The Delaware River Basin Commission (DRBC) held a public comment hearing Wednesday to listen to arguments from concerned citizens regarding permit applications submitted by the natural gas company, Stone Energy Corporation.


The Delaware River Basin Commission (DRBC) held a public comment hearing Wednesday to listen to arguments from concerned citizens regarding permit applications submitted by the natural gas company, Stone Energy Corporation. The company requests permission to drain 0.7 million gallons of water a day out of the West Branch of the Lackawaxen River in Mount Pleasant Township for hydraulic fracturing of Marcellus Shale natural gas deposits, and to operate a natural gas well in Clinton Township.
Both the pro-drilling and anti-drilling communities supplied arguments on behalf of their respective causes to the DRBC and a crowd of an estimated 150 with mixed views at the Best Western Inn, in Matamoras, Pa.  Deputy Director Robert Tudor represented the DRBC at the four hour hearing.
The testimony was at times highly emotional, and applause frequently followed, despite an effort to curtail it. About an hour into the meeting, Monica Hunken stood and sang to the tune of “I Will Survive,” lyrics about why drilling should not be allowed. This was met with considerable applause. There was no song prepared from the pro-drilling side.
Anti-drillers
Many of the anti-drilling speakers spoke about the dangers that the flow-back water can have on the drinking water.

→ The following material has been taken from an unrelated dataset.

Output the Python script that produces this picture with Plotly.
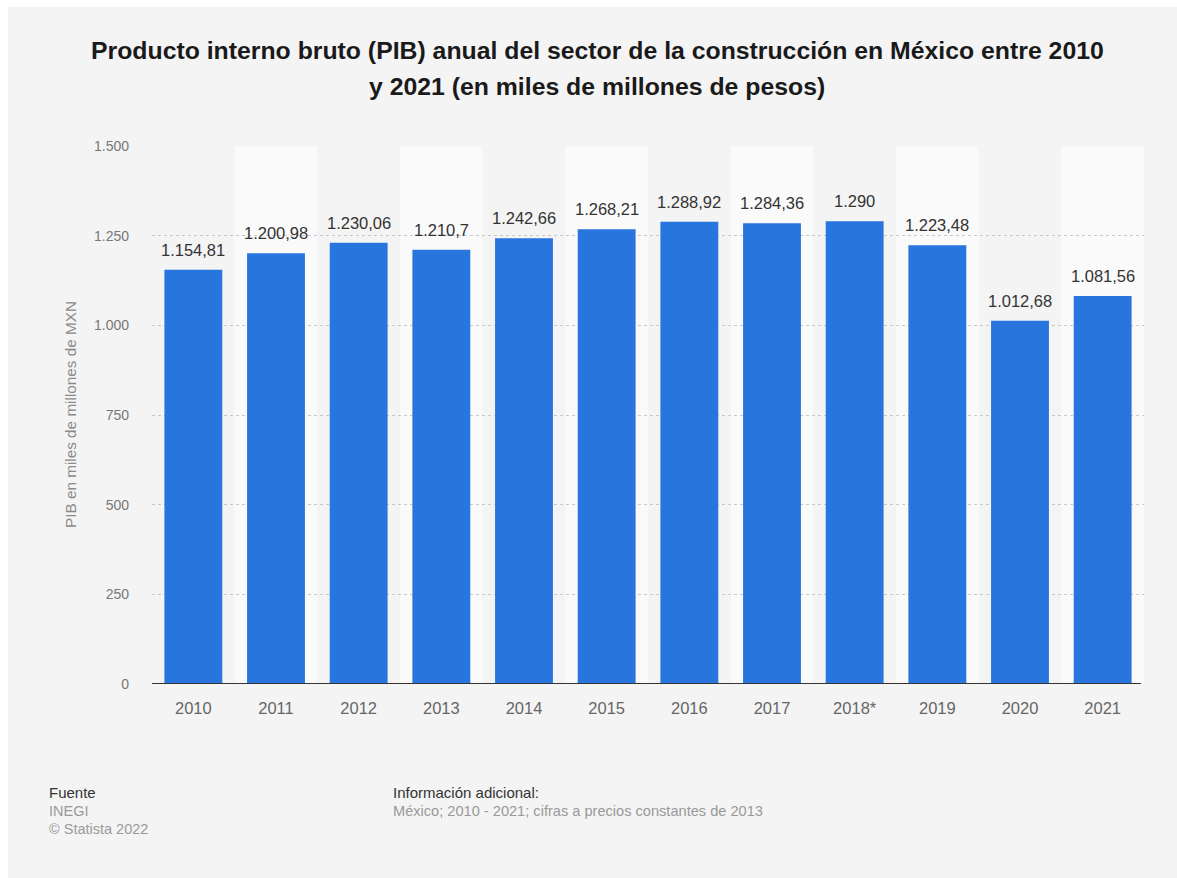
import plotly.graph_objects as go

years = ["2010", "2011", "2012", "2013", "2014", "2015", "2016", "2017", "2018*", "2019", "2020", "2021"]
pib = [1154.81, 1200.98, 1230.06, 1210.7, 1242.66, 1268.21, 1288.92, 1284.36, 1290, 1223.48, 1012.68, 1081.56]
labels = ["1.154,81", "1.200,98", "1.230,06", "1.210,7", "1.242,66", "1.268,21", "1.288,92", "1.284,36", "1.290", "1.223,48", "1.012,68", "1.081,56"]
y_ticks = [0, 250, 500, 750, 1000, 1250, 1500]
y_tick_labels = ["0", "250", "500", "750", "1.000", "1.250", "1.500"]

W, H = 1177, 878
L, R, T, B = 152, 33, 146, 194
PW, PH = W - L - R, H - T - B

def px(xp):
    return (xp - L) / PW

def py(yp):
    return (H - B - yp) / PH

FONT = "Liberation Sans, Arial, sans-serif"
idx = list(range(len(years)))

fig = go.Figure()
fig.add_trace(go.Bar(
    x=idx, y=pib, marker=dict(color="#2775dd", line=dict(width=0)),
    width=0.7, hovertext=years, hoverinfo="text+y",
))

shapes = []
for i in idx:
    if i % 2 == 1:
        shapes.append(dict(type="rect", xref="x", yref="y", x0=i - 0.5, x1=i + 0.5,
                           y0=0, y1=y_ticks[-1], fillcolor="#fafafa", line=dict(width=0), layer="below"))
# white strips at top and left edge
shapes.append(dict(type="rect", xref="paper", yref="paper", x0=px(0), x1=px(8), y0=py(H), y1=py(0),
                   fillcolor="white", line=dict(width=0), layer="below"))
shapes.append(dict(type="rect", xref="paper", yref="paper", x0=px(0), x1=px(W), y0=py(7), y1=py(0),
                   fillcolor="white", line=dict(width=0), layer="below"))
# axis baseline
shapes.append(dict(type="line", xref="paper", yref="y", x0=0, x1=px(1141), y0=0, y1=0,
                   line=dict(color="#333333", width=2)))

annotations = []
for i, v, lab in zip(idx, pib, labels):
    annotations.append(dict(x=i, y=v, xref="x", yref="y", text=lab, showarrow=False,
                            yanchor="bottom", yshift=9, font=dict(family=FONT, size=16.5, color="#333333")))

annotations += [
    dict(xref="paper", yref="paper", x=px(597), y=py(50), text="<b>Producto interno bruto (PIB) anual del sector de la construcción en México entre 2010</b>",
         showarrow=False, xanchor="center", yanchor="middle", font=dict(family=FONT, size=24.8, color="#1a1a1a")),
    dict(xref="paper", yref="paper", x=px(597), y=py(86), text="<b>y 2021 (en miles de millones de pesos)</b>",
         showarrow=False, xanchor="center", yanchor="middle", font=dict(family=FONT, size=24.8, color="#1a1a1a")),
    dict(xref="paper", yref="paper", x=px(70), y=py(415), text="PIB en miles de millones de MXN", textangle=-90,
         showarrow=False, xanchor="center", yanchor="middle", font=dict(family=FONT, size=15.3, color="#8a8a8a")),
    dict(xref="paper", yref="paper", x=px(47), y=py(792), text="Fuente", showarrow=False,
         xanchor="left", yanchor="middle", font=dict(family=FONT, size=15, color="#333333")),
    dict(xref="paper", yref="paper", x=px(47), y=py(811), text="INEGI", showarrow=False,
         xanchor="left", yanchor="middle", font=dict(family=FONT, size=14.5, color="#999999")),
    dict(xref="paper", yref="paper", x=px(47), y=py(829), text="© Statista 2022", showarrow=False,
         xanchor="left", yanchor="middle", font=dict(family=FONT, size=14.5, color="#999999")),
    dict(xref="paper", yref="paper", x=px(391), y=py(792), text="Información adicional:", showarrow=False,
         xanchor="left", yanchor="middle", font=dict(family=FONT, size=15, color="#333333")),
    dict(xref="paper", yref="paper", x=px(391), y=py(811), text="México; 2010 - 2021; cifras a precios constantes de 2013", showarrow=False,
         xanchor="left", yanchor="middle", font=dict(family=FONT, size=14.6, color="#999999")),
]

fig.update_layout(
    width=W, height=H,
    margin=dict(l=L, r=R, t=T, b=B, autoexpand=False),
    paper_bgcolor="#f4f4f4", plot_bgcolor="#f4f4f4",
    showlegend=False,
    shapes=shapes, annotations=annotations,
    font=dict(family=FONT),
)
fig.update_xaxes(
    range=[-0.5, len(years) - 0.5], tickmode="array", tickvals=idx, ticktext=years,
    showgrid=False, showline=False, zeroline=False,
    ticks="", tickfont=dict(family=FONT, size=16.5, color="#666666"), ticklabelstandoff=12,
    fixedrange=True,
)
fig.update_yaxes(
    range=[0, 1500], tickvals=y_ticks, ticktext=y_tick_labels,
    showgrid=True, gridcolor="#c8c8c8", griddash="dot", gridwidth=1,
    zeroline=False, showline=False, ticks="",
    tickfont=dict(family=FONT, size=14, color="#777777"), ticklabelstandoff=22,
    fixedrange=True,
)

fig.write_html("out.html")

“It would be an act of gross negligence to allow fracturing to occur,” said James Barth, a member of the Damascus Citizens for Sustainability, an anti-drilling group.  He compared gas companies and how they talk about gas drilling to the way tobacco companies said cigarettes were not harmful in the past.
Theresa Kehagias, who had no affiliation with any groups present, cited a statement by the National Council of Churches  that the decision not to drill is a moral imperative because of the present, inadequate technology. She also said that drilling could be a human rights violation if water was purposely being contaminated, but added that no one is trying to contaminate the water.
Josh Fox, whose film documentary film about natural gas drilling, called “Gasland,” has received awards at film festivals across the country.  He said he has seen what the process does and said the affects are “devastating.”
“It absolutely devastates the region,” Fox said. It turns the drilling areas into “toxic industrial zones overnight.”
“This is not an economic solution for the region,” he said, “And the health consequences are extreme.”
Pro-drillers
Pro-drillers were also on hand to testify about the benefits of gas drilling, with one speaker saying the tax revenue generated by the industry will trickle down and spread throughout the economy in Pennsylvania.
Louis Matoushek, owner of land in Clinton Township where Stone Energy is seeking approval to operate the gas well, said the drilling is vital to his way of life. “It affects me by taking food off my table and the clothes off my back,” he said.
“Let’s not forget about private property rights,” said David Jones, a pro-drilling landowner from Wayne County. “It will help our area, and it’s our water,” he said. 
“He may own the property, but a person cannot infringe on the rights of his neighbor and call it property rights,” said Donald John, who has a “middle of the road” opinion on the issue.
Send written comments
The DRBC will be accepting written arguments, from those who could not attend the hearing, until 5 p.m. March 12th. They can be emailed to: Paula.schmit@drbc.net or mailed to P.O. Box 7360, West Trenton, NJ. 08628-0360.

[EdItor's Note: This is an updated version of the story that was previously published, but contained a statement by Theresa Kehagias that needed to be put back into context as it is presented above.]